Nanotechnology has been extensively exploited to enhance the pharmacokinetic properties and therapeutic index of a variety of drugs. In the past two decades, a large number of nanoparticle-based therapeutic and diagnostic products have entered clinical development or been approved for clinical use. Liposomes and polymeric nanoparticles represent two dominant classes of nanocarriers capable of efficiently encapsulating and delivering a myriad of drug classes. Given the clinical success of liposomes and polymeric nanoparticles, we hypothesized that a lipid-polymer hybrid nanoparticle may be developed that combines the merits of liposomes and polymeric nanoparticles. The hybrid nanoparticles can be a robust drug delivery platform with high drug encapsulation yield, tunable and sustained drug release profile, excellent serum stability, long circulation half-life, and potential for differential targeting of cells or tissues. In addition, the hybrid nanoparticles are prepared through a simple synthesis process in a reproducible and predictable manner.

A serious problem with conventional chemotherapy is its inability to effectively combine drugs whose different activities interfere with multiple cellular processes and thus synergistically suppress the drug resistance of signaled cells. At present stage, the efficacy of combination drug therapy is severely limited by the fact that one can not effectively control the molar ratio of different drugs taken up by the same diseased cells, simply because each drug has different biodistribution. One strategy to overcome this problem is to load multiple drugs in a desired proportion onto a nanocarrier, and then deliver the nanocarrier to the cell of interest. After cellular internalization, the nanocarrier releases its payloads to signal multiple cellular processes. We are developing a group of lipid-based drug delivery systems that can simultaneously deliver multiple drugs with different hydrophobicity and other characteristics to the same cancer cells in a targeted manner.

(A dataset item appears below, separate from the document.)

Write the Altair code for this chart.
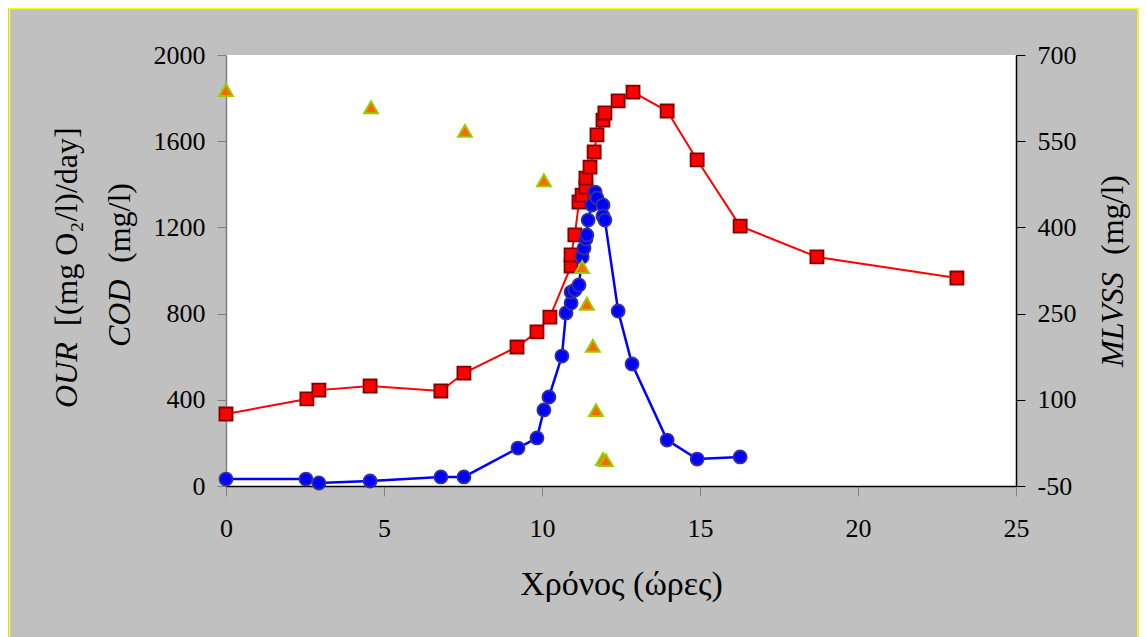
import altair as alt
import pandas as pd

# ---------------- data ----------------
time_cod = [0, 2.56, 2.94, 4.56, 6.80, 7.53, 9.21, 9.84, 10.25, 10.92, 10.92, 11.04,
            11.17, 11.27, 11.39, 11.39, 11.52, 11.65, 11.74, 11.93, 11.99, 12.41,
            12.88, 13.96, 14.91, 16.27, 18.70, 23.13]
cod = [334, 404, 445, 464, 441, 524, 645, 715, 784, 1021, 1072, 1165,
       1318, 1350, 1387, 1429, 1480, 1550, 1629, 1698, 1731, 1787,
       1828, 1740, 1513, 1206, 1063, 965]

time_our = [0, 2.53, 2.94, 4.56, 6.80, 7.53, 9.24, 9.84, 10.06, 10.22, 10.63, 10.76,
            10.92, 10.92, 11.04, 11.17, 11.27, 11.33, 11.39, 11.42, 11.46, 11.58,
            11.68, 11.74, 11.93, 11.93, 11.99, 12.41, 12.85, 13.96, 14.91, 16.27]
our = [32, 32, 14, 23, 42, 42, 176, 223, 353, 413, 603, 803,
       849, 900, 909, 933, 1063, 1104, 1146, 1165, 1234, 1304,
       1364, 1336, 1304, 1253, 1234, 812, 566, 213, 125, 135]

time_mlvss = [0, 4.59, 7.56, 10.06, 11.27, 11.42, 11.61, 11.71, 11.93, 12.02]
mlvss = [639, 609, 568, 482, 331, 267, 194, 82, -3, -5]

x_ticks = [0, 5, 10, 15, 20, 25]
left_ticks = [0, 400, 800, 1200, 1600, 2000]
right_ticks = [-50, 100, 250, 400, 550, 700]

x_title = "Χρόνος (ώρες)"
left_title_our = ["OUR", "[(mg O₂/l)/day]"]
left_title_cod = ["COD", "(mg/l)"]
right_title = ["MLVSS", "(mg/l)"]

FONT = "Liberation Serif"
PLAIN = "datum.value + ''"

df_cod = pd.DataFrame({"t": time_cod, "v": cod, "i": list(range(len(cod)))})
df_our = pd.DataFrame({"t": time_our, "v": our, "i": list(range(len(our)))})
df_ml = pd.DataFrame({"t": time_mlvss, "m": mlvss})

x_enc = alt.X(
    "t:Q",
    scale=alt.Scale(domain=[0, 25], nice=False, zero=False),
    axis=alt.Axis(values=x_ticks, title=x_title, grid=False, orient="bottom",
                  labelExpr=PLAIN, labelFlush=False,
                  labelFont=FONT, labelFontSize=26, labelColor="black",
                  labelPadding=19, tickSize=10, tickColor="#808080",
                  domainColor="black", domainWidth=1.5,
                  titleFont=FONT, titleFontSize=34, titleFontWeight="normal",
                  titleColor="black", titlePadding=26),
)
y_left = alt.Y(
    "v:Q",
    scale=alt.Scale(domain=[0, 2000], nice=False),
    axis=alt.Axis(values=left_ticks, title=None, grid=False, orient="left",
                  labelExpr=PLAIN, labelFlush=False,
                  labelFont=FONT, labelFontSize=26, labelColor="black",
                  labelPadding=12, tickSize=9, tickColor="#808080",
                  domainColor="#808080", domainWidth=1.5),
)
y_right = alt.Y(
    "m:Q",
    scale=alt.Scale(domain=[-50, 700], nice=False, zero=False),
    axis=alt.Axis(values=right_ticks, title=None, grid=False, orient="right",
                  labelExpr=PLAIN, labelFlush=False,
                  labelFont=FONT, labelFontSize=26, labelColor="black",
                  labelPadding=12, tickSize=9, tickColor="black",
                  domainColor="black", domainWidth=1.5),
)

cod_line = alt.Chart(df_cod).mark_line(color="#FF0000", strokeWidth=2).encode(
    x=x_enc, y=y_left, order="i:Q")
cod_pts = alt.Chart(df_cod).mark_point(
    shape="square", size=170, filled=True, fill="#FF0000", stroke="#800000",
    strokeWidth=1.8, opacity=1).encode(x=x_enc, y=y_left)
our_line = alt.Chart(df_our).mark_line(color="#0000FF", strokeWidth=2.5).encode(
    x=x_enc, y=y_left, order="i:Q")
our_pts = alt.Chart(df_our).mark_point(
    shape="circle", size=170, filled=True, fill="#0000FF", stroke="#333399",
    strokeWidth=1.8, opacity=1).encode(x=x_enc, y=y_left)

left = alt.layer(cod_line, cod_pts, our_line, our_pts)

right = alt.Chart(df_ml).mark_point(
    shape="triangle-up", size=190, filled=True, fill="#FF6600", stroke="#99CC00",
    strokeWidth=2, opacity=1).encode(x=x_enc, y=y_right)

one = pd.DataFrame({"k": [0]})


def vtext(txt, px, py, italic):
    return alt.Chart(one).mark_text(
        text=txt, angle=270, align="left", baseline="middle", font=FONT,
        fontSize=32, fontStyle="italic" if italic else "normal", color="black"
    ).encode(x=alt.value(px), y=alt.value(py))


texts = [
    vtext(left_title_our[0], -159, 353, True),
    vtext(left_title_our[1], -159, 271, False),
    vtext(left_title_cod[0], -106, 292, True),
    vtext(left_title_cod[1], -106, 208, False),
    vtext(right_title[0], 887, 312, True),
    vtext(right_title[1], 887, 200, False),
]

border = alt.Chart(one).mark_rect(
    filled=False, fill="transparent", stroke="#FFFF00", strokeWidth=1.5
).encode(x=alt.value(-216.5), x2=alt.value(912), y=alt.value(-46.5), y2=alt.value(640))

chart = alt.layer(left, right, *texts, border).resolve_scale(y="independent").properties(
    width=790, height=431,
    autosize=alt.AutoSizeParams(type="none"),
    padding={"left": 218, "top": 47, "right": 123, "bottom": 162},
    background="#C0C0C0",
).configure_view(fill="white", strokeWidth=0, stroke=None)

chart.save("out.html", embed_options={"renderer": "svg", "actions": False})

Antimicrobial drugs have been prescribed intensively to kill or inhibit the growth of microbes such as bacteria, fungi and viruses. Even though the therapeutic efficacy of these drugs has been well established, inefficient delivery can result in inadequate therapeutic index and local and systemic side effects. Especially, many intracellular infections remain difficult to treat simply because of the poor cellular transport properties of antimicrobial drugs. In addition, the toxicity to healthy tissues and the acquired antimicrobial resistance of microbes also pose significant limitations to the use of antimicrobials. Nanostructured biomaterials, nanoparticles in particular, have unique biophysicochemical properties that can be applied to facilitate the administration of antimicrobials, thereby overcoming some of the aforementioned limitations. We are interested in screening for novel innate antimicrobials and developing appropriate strategies to deliver them to the target infectious microbes, with a specific focus on Propionibacterium acnes and Staphylococcus aureus bacteria, which are associated with acne infections and staph infections, respectively.

Many factors can influence nanoparticle drug delivery capability, including particle composition, size, surface chemistry and surface charge density. Presently, experimental design in the field of nanomedicine is dominated by methodologies to screen a large candidate library to pick out the desired formulation and optimal parameters. While this method has generated many successes in the past, large-pool screening usually requires tremendous cost and gives limited contribution to basic knowledge for education purpose. Thus for both practical and fundamental reasons, it is not only necessary but also urgent to understand the fundamental principles that underlie the successful development of nanomedicine. Our interests in this large area focus around understanding how single nanoparticles with distinct characteristics interact with biomembranes, with special focus on understanding cellular endocytosis and endosome escape of therapeutic nanoparticles.